New York Mayor Eric Adams and District Attorney Alvin Bragg announced in February that they were targeting landlords who lease to unlicensed stores.
Bragg’s office sent 400 letters to landlords urging them to evict unlicensed stores, and warning a state law authorizes the city to take over eviction proceedings if landlords dawdle.
“We won’t stop until every illegal smoke shop is rolled up and smoked out,” Mayor Adams told a press conference.
The bong and winding road: Jesse Campoamor, who focused on cannabis policy as deputy secretary of governmental affairs under former New York Governor Andrew Cuomo, is the CEO of Campoamor and Sons, a consulting firm that works with cannabis clients.
Campoamor, who estimates the number of unlicensed stores has grown to “closer to 2,000,” said the strategy of appealing to landlords could help, noting that the Bloomberg Administration used a similar tactic to shut down dozens of stores selling counterfeit goods in Chinatown in 2008.

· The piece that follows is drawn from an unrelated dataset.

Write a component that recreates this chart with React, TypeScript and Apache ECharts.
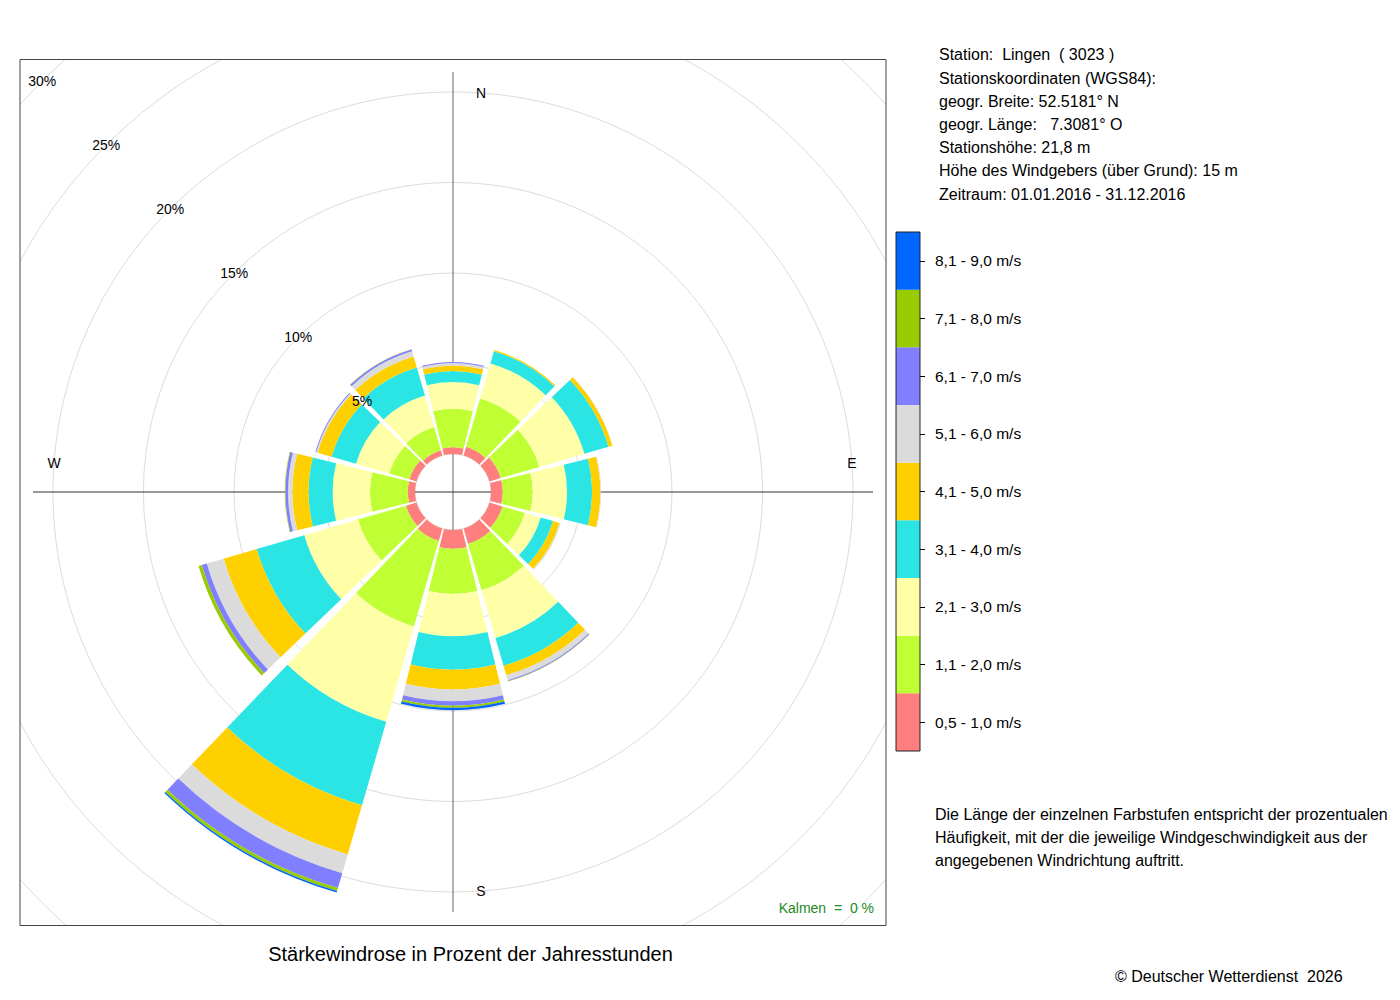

“This will get resolved; the question is how quick,” Campoamor told us. “It took 20–50 years to destroy the bootleg alcohol industry after Prohibition, so nothing’s going to happen overnight.”
But Campoamor said that if the unlicensed stores eventually do get shut down, the licensed retailers who open afterward may be on better footing than the few “first market movers” open now.
“The first mouse is going to get the trap,” Campoamor said. “The second mouse is going to get the cheese.”